▸ RECORDS FOR PROCESSING:
________
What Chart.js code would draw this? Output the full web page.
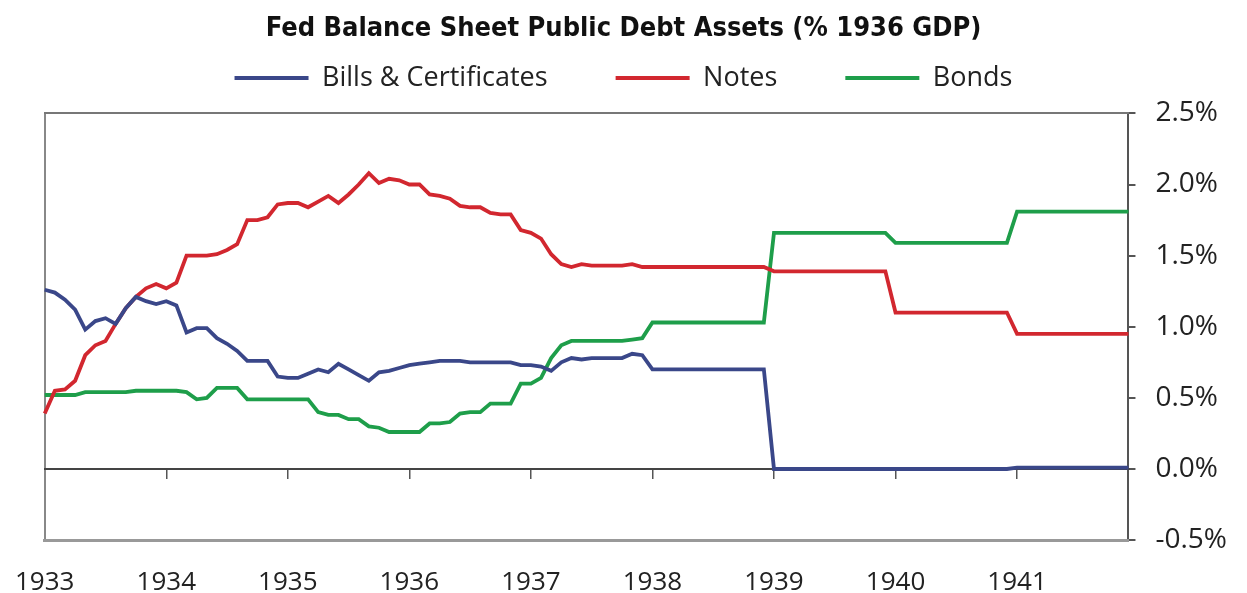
<!DOCTYPE html>
<html>
<head>
<meta charset="utf-8">
<script src="https://cdn.jsdelivr.net/npm/chart.js@4"></script>
<style>
  html, body { margin: 0; padding: 0; background: #fff; }
</style>
</head>
<body>
<canvas id="debtChart" width="1247" height="593"></canvas>
<script>
const years = [1933, 1934, 1935, 1936, 1937, 1938, 1939, 1940, 1941];

// monthly, Jan 1933 .. Dec 1941, % of 1936 GDP
const bills = [
    1.26, 1.24, 1.19, 1.12, 0.98, 1.04, 1.06, 1.02, 1.13, 1.21, 1.18, 1.16,
    1.18, 1.15, 0.96, 0.99, 0.99, 0.92, 0.88, 0.83, 0.76, 0.76, 0.76, 0.65,
    0.64, 0.64, 0.67, 0.70, 0.68, 0.74, 0.70, 0.66, 0.62, 0.68, 0.69, 0.71,
    0.73, 0.74, 0.75, 0.76, 0.76, 0.76, 0.75, 0.75, 0.75, 0.75, 0.75, 0.73,
    0.73, 0.72, 0.69, 0.75, 0.78, 0.77, 0.78, 0.78, 0.78, 0.78, 0.81, 0.80,
    0.70, 0.70, 0.70, 0.70, 0.70, 0.70, 0.70, 0.70, 0.70, 0.70, 0.70, 0.70,
    0.00, 0.00, 0.00, 0.00, 0.00, 0.00, 0.00, 0.00, 0.00, 0.00, 0.00, 0.00,
    0.00, 0.00, 0.00, 0.00, 0.00, 0.00, 0.00, 0.00, 0.00, 0.00, 0.00, 0.00,
    0.01, 0.01, 0.01, 0.01, 0.01, 0.01, 0.01, 0.01, 0.01, 0.01, 0.01, 0.01
];
const notes = [
    0.39, 0.55, 0.56, 0.62, 0.80, 0.87, 0.90, 1.02, 1.13, 1.21, 1.27, 1.30,
    1.27, 1.31, 1.50, 1.50, 1.50, 1.51, 1.54, 1.58, 1.75, 1.75, 1.77, 1.86,
    1.87, 1.87, 1.84, 1.88, 1.92, 1.87, 1.93, 2.00, 2.08, 2.01, 2.04, 2.03,
    2.00, 2.00, 1.93, 1.92, 1.90, 1.85, 1.84, 1.84, 1.80, 1.79, 1.79, 1.68,
    1.66, 1.62, 1.51, 1.44, 1.42, 1.44, 1.43, 1.43, 1.43, 1.43, 1.44, 1.42,
    1.42, 1.42, 1.42, 1.42, 1.42, 1.42, 1.42, 1.42, 1.42, 1.42, 1.42, 1.42,
    1.39, 1.39, 1.39, 1.39, 1.39, 1.39, 1.39, 1.39, 1.39, 1.39, 1.39, 1.39,
    1.10, 1.10, 1.10, 1.10, 1.10, 1.10, 1.10, 1.10, 1.10, 1.10, 1.10, 1.10,
    0.95, 0.95, 0.95, 0.95, 0.95, 0.95, 0.95, 0.95, 0.95, 0.95, 0.95, 0.95
];
const bonds = [
    0.52, 0.52, 0.52, 0.52, 0.54, 0.54, 0.54, 0.54, 0.54, 0.55, 0.55, 0.55,
    0.55, 0.55, 0.54, 0.49, 0.50, 0.57, 0.57, 0.57, 0.49, 0.49, 0.49, 0.49,
    0.49, 0.49, 0.49, 0.40, 0.38, 0.38, 0.35, 0.35, 0.30, 0.29, 0.26, 0.26,
    0.26, 0.26, 0.32, 0.32, 0.33, 0.39, 0.40, 0.40, 0.46, 0.46, 0.46, 0.60,
    0.60, 0.64, 0.78, 0.87, 0.90, 0.90, 0.90, 0.90, 0.90, 0.90, 0.91, 0.92,
    1.03, 1.03, 1.03, 1.03, 1.03, 1.03, 1.03, 1.03, 1.03, 1.03, 1.03, 1.03,
    1.66, 1.66, 1.66, 1.66, 1.66, 1.66, 1.66, 1.66, 1.66, 1.66, 1.66, 1.66,
    1.59, 1.59, 1.59, 1.59, 1.59, 1.59, 1.59, 1.59, 1.59, 1.59, 1.59, 1.59,
    1.81, 1.81, 1.81, 1.81, 1.81, 1.81, 1.81, 1.81, 1.81, 1.81, 1.81, 1.81
];
const yTicks = [-0.5, 0, 0.5, 1.0, 1.5, 2.0, 2.5];

const months = years.flatMap(y => Array.from({length: 12}, (_, i) => y + '-' + String(i + 1).padStart(2, '0')));

const blue = '#3a4789';
const red = '#d2272f';
const green = '#1e9e4a';
const bodyFont = "'Open Sans', 'Noto Sans', sans-serif";

Chart.defaults.font.family = bodyFont;
Chart.defaults.color = '#222';

const ctx = document.getElementById('debtChart').getContext('2d');

const chart = new Chart(ctx, {
    type: 'line',
    data: {
        labels: months,
        datasets: [
            { label: 'Bills & Certificates', data: bills, borderColor: blue, backgroundColor: blue, xAxisID: 'x', yAxisID: 'y' },
            { label: 'Notes', data: notes, borderColor: red, backgroundColor: red, xAxisID: 'x', yAxisID: 'y' },
            { label: 'Bonds', data: bonds, borderColor: green, backgroundColor: green, xAxisID: 'x', yAxisID: 'y' }
        ]
    },
    options: {
        responsive: false,
        animation: false,
        layout: {
            // chart.js reserves twice the tick padding below the year labels
            padding: { left: 0, right: 0, top: -4, bottom: -33 }
        },
        elements: {
            line: { borderWidth: 3.8, tension: 0 },
            point: { radius: 0 }
        },
        plugins: {
            title: {
                display: true,
                text: 'Fed Balance Sheet Public Debt Assets (% 1936 GDP)',
                color: '#111',
                font: { family: "'Liberation Sans Narrow', 'DejaVu Sans Condensed', sans-serif", size: 27, weight: 'bold' },
                // the legend row sits under the title, its own padding fills the gap
                padding: { top: 17, bottom: -49 }
            },
            legend: {
                labels: {
                    boxWidth: 74,
                    boxHeight: 4,
                    padding: 68,
                    font: { size: 27 },
                    color: '#222',
                    generateLabels: c => Chart.defaults.plugins.legend.labels.generateLabels(c)
                        .map(l => ({ ...l, lineWidth: 0 }))
                }
            },
            tooltip: { enabled: false }
        },
        scales: {
            y: {
                position: 'right',
                min: -0.5,
                max: 2.5,
                afterBuildTicks: axis => { axis.ticks = yTicks.map(v => ({ value: v })); },
                ticks: {
                    padding: 20,
                    font: { size: 28 },
                    color: '#222',
                    callback: v => v.toFixed(1) + '%'
                },
                grid: { drawOnChartArea: false, drawTicks: true, tickLength: 7, tickColor: '#555', lineWidth: 2 },
                border: { color: '#555', width: 2 }
            },
            yLeft: {
                position: 'left',
                min: -0.5,
                max: 2.5,
                ticks: { display: false },
                grid: { drawOnChartArea: false, drawTicks: false },
                border: { color: '#888', width: 2 }
            },
            x: {
                type: 'category',
                position: 'bottom',
                ticks: {
                    autoSkip: false,
                    maxRotation: 0,
                    padding: 15,
                    font: { size: 26, lineHeight: 2.15 },
                    color: '#222',
                    callback: (v, i) => i % 12 === 0 ? String(years[i / 12]) : ''
                },
                grid: { drawOnChartArea: false, drawTicks: false },
                border: { color: '#999', width: 3 }
            },
            xZero: {
                type: 'category',
                position: { y: 0 },
                ticks: { display: false },
                grid: {
                    drawOnChartArea: false,
                    drawTicks: true,
                    tickLength: 9,
                    lineWidth: 1.5,
                    tickColor: c => c.index % 12 === 0 ? '#555' : 'transparent'
                },
                border: { color: '#444', width: 2 }
            },
            xTop: {
                type: 'category',
                position: 'top',
                ticks: { display: false },
                grid: { drawOnChartArea: false, drawTicks: true, tickLength: 12, tickColor: 'transparent' },
                border: { color: '#777', width: 2 }
            }
        }
    }
});
</script>
</body>
</html>
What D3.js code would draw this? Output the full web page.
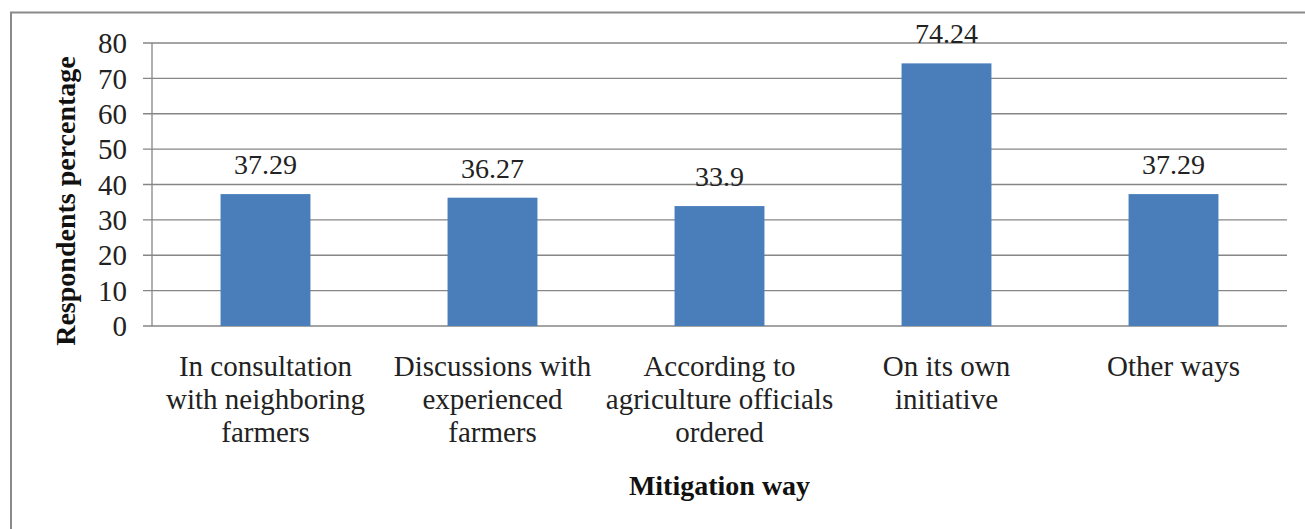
<!DOCTYPE html>
<html><head><meta charset="utf-8">
<script src="https://cdn.jsdelivr.net/npm/d3@7"></script>
<style>body{margin:0;background:#fff}svg{display:block}text{font-family:"Liberation Serif",serif}</style>
</head><body>
<svg id="c" width="1305" height="529"></svg>
<script>
const categories = [
  ["In consultation","with neighboring","farmers"],
  ["Discussions with","experienced","farmers"],
  ["According to","agriculture officials","ordered"],
  ["On its own","initiative"],
  ["Other ways"]
];
const values = [37.29, 36.27, 33.9, 74.24, 37.29];
const valueLabels = ["37.29","36.27","33.9","74.24","37.29"];
const yTicks = [0,10,20,30,40,50,60,70,80];
const yTitle = "Respondents percentage";
const xTitle = "Mitigation way";

const svg = d3.select("#c");
svg.append("rect").attr("x",11).attr("y",12.5).attr("width",1310).attr("height",530)
  .attr("fill","#fff").attr("stroke","#8a8a8a").attr("stroke-width",2);

const L=152, R=1287, T=43, B=326;
const x = d3.scaleBand().domain(d3.range(values.length)).range([L,R]).paddingInner(0.604).paddingOuter(0.302);
const y = d3.scaleLinear().domain([0,80]).range([B,T]);

const g = svg.append("g");
g.selectAll("line.grid").data(yTicks).join("line")
  .attr("x1",L-9).attr("x2",R).attr("y1",d=>y(d)).attr("y2",d=>y(d))
  .attr("stroke","#868686").attr("stroke-width",1.3);
g.append("line").attr("x1",L).attr("x2",L).attr("y1",T).attr("y2",B)
  .attr("stroke","#868686").attr("stroke-width",1.3);

g.selectAll("text.tick").data(yTicks).join("text")
  .attr("x",127).attr("y",d=>y(d)).attr("dy","0.35em")
  .attr("text-anchor","end").attr("font-size",29).attr("fill","#222")
  .text(d=>d);

g.selectAll("rect.bar").data(values).join("rect")
  .attr("x",(d,i)=>x(i)).attr("width",x.bandwidth())
  .attr("y",d=>y(d)).attr("height",d=>B-y(d)).attr("fill","#4a7ebb");

g.selectAll("text.val").data(values).join("text")
  .attr("x",(d,i)=>x(i)+x.bandwidth()/2).attr("y",d=>y(d)-20)
  .attr("text-anchor","middle").attr("font-size",28).attr("fill","#222")
  .text((d,i)=>valueLabels[i]);

categories.forEach((lines,i)=>{
  const t = g.append("text").attr("text-anchor","middle")
    .attr("font-size",29).attr("fill","#222");
  lines.forEach((s,j)=>{
    t.append("tspan").attr("x",x(i)+x.bandwidth()/2).attr("y",376+j*33).text(s);
  });
});

g.append("text").attr("x",(L+R)/2).attr("y",495).attr("text-anchor","middle")
  .attr("font-size",28).attr("font-weight","bold").attr("fill","#111")
  .text(xTitle);
g.append("text").attr("transform","translate(75,201) rotate(-90)").attr("text-anchor","middle")
  .attr("font-size",28).attr("font-weight","bold").attr("fill","#111")
  .text(yTitle);
</script>
</body></html>
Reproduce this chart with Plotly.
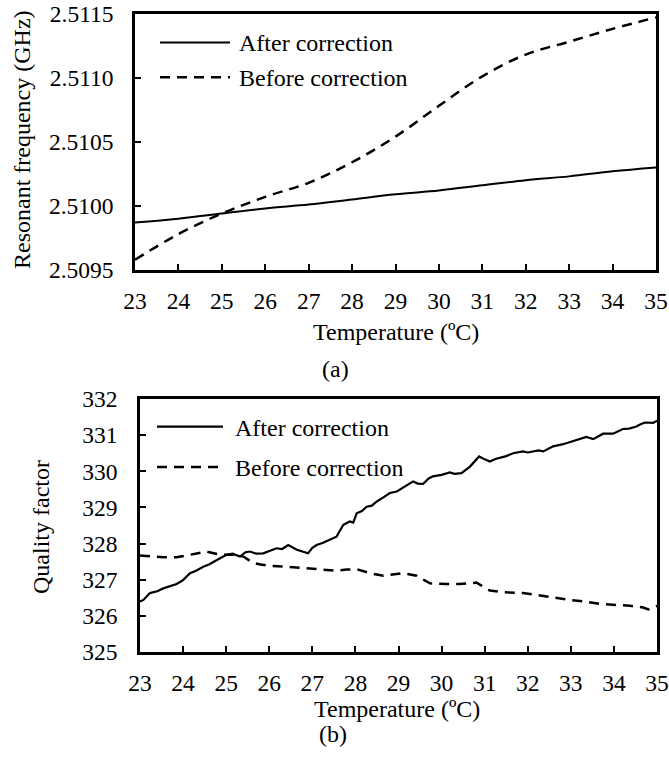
________
▸ GOAL: Skip the pictures. Restate exactly the lines from the start of the entries through the line containing "1939, 1940, 1941];", both ends included.

▸ IN RESPONSE:
What Chart.js code would draw this? Output the full web page.
<!DOCTYPE html>
<html>
<head>
<meta charset="utf-8">
<script src="https://cdn.jsdelivr.net/npm/chart.js@4"></script>
<style>
  html, body { margin: 0; padding: 0; background: #fff; }
</style>
</head>
<body>
<canvas id="debtChart" width="1247" height="593"></canvas>
<script>
const years = [1933, 1934, 1935, 1936, 1937, 1938, 1939, 1940, 1941];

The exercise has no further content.